Orlando Sally Potter / 1992

Orlando est un jeune aristocrate anglais ; lorsqu’il rencontre la reine Élisabeth, celle-ci décide d’en faire son courtisan favori…

Quelques spoilers (j’ai découvert ce film sans rien savoir de son récit, ni du roman originel, et je soupçonne que ce fut une raison de mon plaisir et de mon émerveillement ; si c’est aussi votre cas, je vous conseille donc de ne rien lire de ce qui suit).
 

Peu de temps à consacrer à ce blog en ce début d’automne, mais tout de même quelques mots sur ce film délicieux et vivifiant, pur spécimen de ce que les années 90 eurent de plus charmeur : ce maniérisme haut en couleur (à la fois ludique et lyrique, tout ici respire la joie et la jeunesse), allié à la fière virtuosité du cinéma indépendant d’alors, aux discours encore très assurés. Il en découle une formidable efficacité narrative, comme en témoigne notamment cette science des ellipses, qui donnent à Sally Potter des airs de conteuse (chapitrage gracieux en forme de pas de côté soudains, transitions du récit comme dansées, émaillées d’adresses au spectateur – passages de relais presque plus frappants et parlants que les segments eux-mêmes).

Faire jouer l’Orlando masculin par une actrice, la grande idée du film (le trajet du roman aurait plutôt sous-entendu l’inverse), crée finalement moins un trouble lié aux genres qu’elle ne permet de constamment préserver dans ces images d’époque une tension vivifiante (là où la surcharge costumière et décorative pouvait menacer d’empeser le récit). Cette abstraction aide aussi à entretenir un certain nombre d’illusions – la première étant de toujours conserver à l’écran, et sans que l’on s’en rende d’abord vraiment compte, l’image d’un jeune homme malgré les années qui passent (personnage qui aborde de fait toutes les situations avec pureté et innocence, avec candeur et une certaine stupeur, qui fait que le récit ne perd jamais sa fraicheur).
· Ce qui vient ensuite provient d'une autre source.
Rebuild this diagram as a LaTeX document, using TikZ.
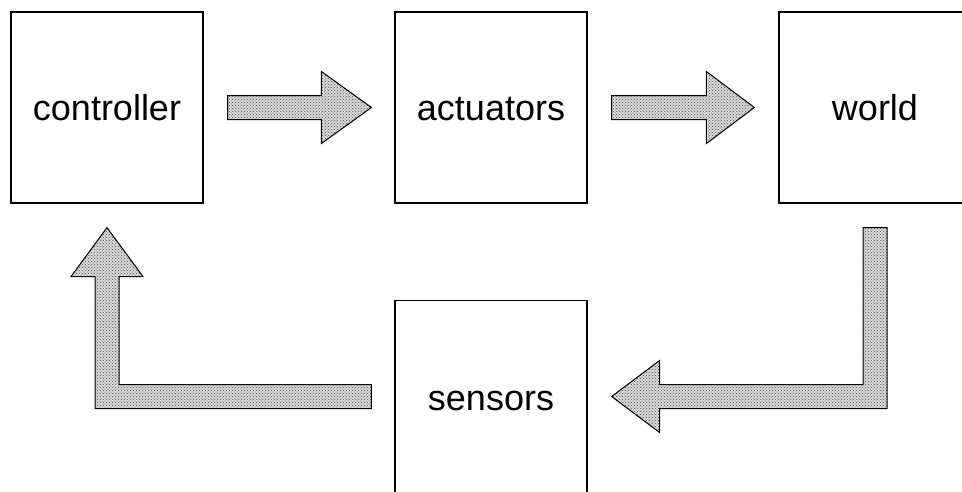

La fin de cette tension, à l’heure de la métamorphose en femme, transforme le film de l’intérieur : en voyant soudain l’actrice habiter le corps que la norme lui désigne, ou les parures qui lui sont dévolues, on a le sentiment paradoxal de la voir soudain “jouer la comédie”, comme dans un rôle dont les rituels sonneraient tous faux. L’effet est saisissant, mais c’est aussi le moment de la fin de l’innocence pour le personnage (et pour le public, dans un même élan), qui commence alors à porter un regard lucide et analytique sur ses pairs et son temps, délaissant le plaisir naïf et insouciant des aventures picaresques.

Et c’est ce changement de registre que Sally Potter a plus de mal à accompagner, peinant à lui trouver une forme aussi ample que celle du film qui lui a précédé. Si le passage XVIIIe siècle est d’une ironie sympathique, la rencontre avec la sexualité a plus de mal à convaincre (il faut dire que Billy Zane, sans doute choisi pour le paradoxe de ses traits légèrement féminins, impose par ses manières de top model une idée assez vulgaire de l’amour) ; quant au final, aspiré par une fuite à travers les temps qui avait jusqu’ici eu la qualité d’être discrète et subliminale, il frise le gimmick. Le grand portrait promis du genre sexué à travers les âges, les grandes leçons de l’apprentissage d’une vie, semblent soudain résumés à la trivialité d’un geste vaguement punk, dont on peut certes apprécier le court-circuit narratif. Il reste que sans démériter, le film paraît alors, pour la première et unique fois, quelque peu daté et marqué par les modes de son époque.

Rien qui n’entache, cependant, l’immense plaisir de ce petit classique instantané, qui se vit comme un généreux coffre aux trésor – et qui m’a tant envoûté que j’ai un peu peur à présent de revoir le film, craignant de n’avoir été étourdi que par le charme de surface d’un grand livre d’images (ou par des qualités, tout du moins, qui doivent davantage à Virginia Woolf qu’à son adaptation cinématographique).